To me, the key to writing quickly is pre-planning. I had a fairly strong outline going into that script, which was why I was able to write it quickly.

Monday, August 15, 2005  
Blogger Cunningham said...

After a week of outlining, caffeine and a good cigar or two, it takes me about two weeks to write a first draft. I am a pulp screenwriter so I have to be fast - my income depends on it.

Wednesday, August 17, 2005  
Blogger Phil said...

Fun Joal: you da man, jacko. 15 days, wow. Very impressive! And that it even made sense! Wow. That's a total victory. Yes, I agree, one has to know the road map clearly before you can speed through it. I have a "finished a script in a week" story that's rather insane and funny and will have to relate it one day either here, or over far too many espressos one day if we all get together.

Captain devincible: 10 pages a day, you could open a writer's mind gym. that's a great page count. Yes, I find the creation of a piece in the early stages requires tremendous energy, persistance, patience and follow through.
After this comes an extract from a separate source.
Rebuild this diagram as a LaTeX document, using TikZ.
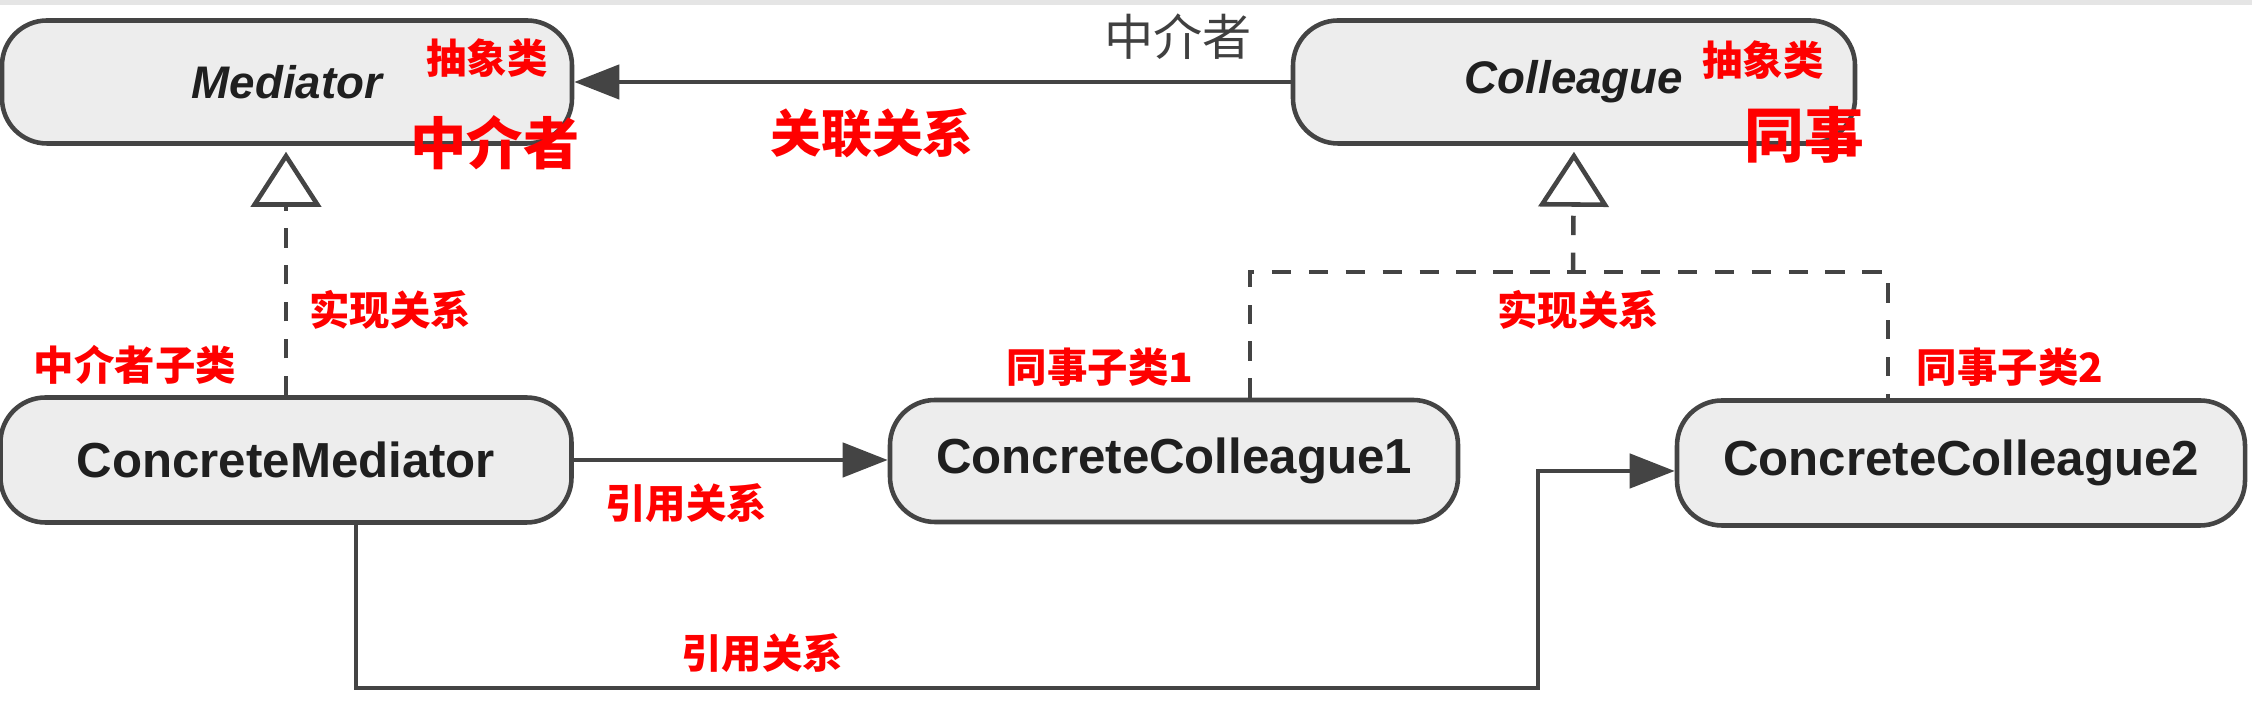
\documentclass[tikz,border=0pt]{standalone}
\usepackage{fontspec}
\setmainfont{Liberation Sans}
\newfontfamily\cjk{Noto Sans CJK SC}
\usetikzlibrary{arrows.meta, calc}
\definecolor{ink}{HTML}{444444}
\definecolor{boxfill}{HTML}{EDEDED}
\definecolor{mark}{HTML}{FF0000}
\tikzset{
  cls/.style     = {draw=ink, line width=1.3pt, fill=boxfill, rounded corners=0.45cm,
                    minimum width=5.68cm, minimum height=1.23cm, text=black!88,
                    font=\fontsize{14}{16}\selectfont\bfseries},
  abscls/.style  = {cls, font=\fontsize{13}{15}\selectfont\bfseries\itshape},
  redlbl/.style  = {text=mark, inner sep=0pt, font=\cjk\bfseries\fontsize{11.5}{13}\selectfont},
  assoc/.style   = {draw=ink, line width=1.3pt, -{Triangle[length=4.5mm, width=3.4mm]}},
  refer/.style   = {assoc},
  dashline/.style = {draw=ink, line width=1.3pt, dash pattern=on 5.5pt off 5pt},
  realize/.style = {dashline, -{Triangle[open, length=5.5mm, width=7mm, fill=white]}, shorten >=0.6mm},
}

\begin{document}
\begin{tikzpicture}
  \useasboundingbox (0,0) rectangle (22.52,7.08);
  \fill[black!10] (0,7.03) rectangle (22.52,7.08);

  % abstract classes
  \node[abscls, minimum width=5.70cm] (med) at (2.87,6.26) {Mediator};
  \node[abscls, minimum width=5.62cm] (col) at (15.74,6.26) {Colleague};
  % concrete classes
  \node[cls, minimum width=5.71cm, minimum height=1.25cm] (cmed) at (2.86,2.48) {ConcreteMediator};
  \node[cls, minimum height=1.22cm] (cc1) at (11.74,2.47) {ConcreteColleague1};
  \node[cls, minimum height=1.25cm] (cc2) at (19.61,2.45) {ConcreteColleague2};

  % association
  \draw[assoc] (col.west) -- (med.east);
  \node[text=black!75, inner sep=0pt, font=\cjk\fontsize{14}{16}\selectfont] (rolename) at (11.78,6.71) {中介者};

  % realization
  \draw[realize] (cmed.north) -- (cmed.north |- med.south);
  \coordinate (join) at (15.73,4.36);
  \draw[dashline] ([xshift=7.6mm]cc1.north) |- (join) -| ([xshift=-7.3mm]cc2.north);
  \draw[realize] (join) -- (col.south);

  % references
  \draw[refer] (cmed.east) -- (cmed.east -| cc1.west);
  \coordinate (low) at (15.38,0.20);
  \draw[refer] ([xshift=7mm]cmed.south) |- (low) |- ([yshift=-0.8mm]cc2.west);

  % notes
  \node[redlbl] (abs1) at (4.87,6.50) {抽象类};
  \node[redlbl, font=\cjk\bfseries\fontsize{16}{18}\selectfont] (medname) at (4.95,5.65) {中介者};
  \node[redlbl] (abs2) at (17.63,6.48) {抽象类};
  \node[redlbl, font=\cjk\bfseries\fontsize{17}{19}\selectfont] (colname) at (18.04,5.73) {同事};
  \node[redlbl, font=\cjk\bfseries\fontsize{14.5}{16}\selectfont] (assoclbl) at (8.72,5.75) {关联关系};
  \node[redlbl] (real1) at (3.90,3.98) {实现关系};
  \node[redlbl] (real2) at (15.78,3.98) {实现关系};
  \node[redlbl] (sub0) at (1.35,3.43) {中介者子类};
  \node[redlbl] (sub1) at (11.00,3.41) {同事子类1};
  \node[redlbl] (sub2) at (20.10,3.41) {同事子类2};
  \node[redlbl] (ref1) at (6.86,2.05) {引用关系};
  \node[redlbl] (ref2) at (7.62,0.55) {引用关系};
\end{tikzpicture}
\end{document}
It's so easy to want to bail, too. But it's in those deep fires that real stories are brought to life and can become undeniable. I still have some ideas I worked out over ten years ago which are still as exciting to me now as they were then, and I feel I will one day get a chance to do, all because I took the time to complete those early thoughts.

whl: don't be put off by the dazzling fancy footwork of the fast brilliant script executed by another writer. Everyone gets moments of grace, and he just had one. It's a beautiful thing - those moments - and there's plenty of grace to go around. We all deserve it, are worthy of it, and if you stay open to it, will receive it. But grace reveals itself in different ways, and your gifts may manifest along different lines. In the end, good work is good work, and we all take a million different paths to a good script. Don't compare yourself to anyone else. It's an ego killer. Just get your work done. The only rule - don't stop, finish.

Wednesday, August 17, 2005  
Blogger Phil said...

Bill, what you do fascinates me and would love to chat more on it.

Wednesday, August 17, 2005  
Blogger Fun Joel said...

I should also add, by the way, that if anyone's seen or thinking of reading Viki King's (I think) book, How to Write a Movie in (30?) Days, or something like that, don't bother. In my not so humble opinion, it stinks. But hey, that's just me. :-)

Thursday, August 18, 2005  
Blogger Phil said...

Fun Joel: "How To Write A Movie in 21 Days" Vicki King. Yes, I agree. I think the title is the best thing about it, and thrilled some publisher who knew it was a slam dunk profit maker. As for the tools given in the book. Kind of useless, I feel. I bought the book ages ago, and pretty much realized it didn't speak to me in any way after about 30 minutes.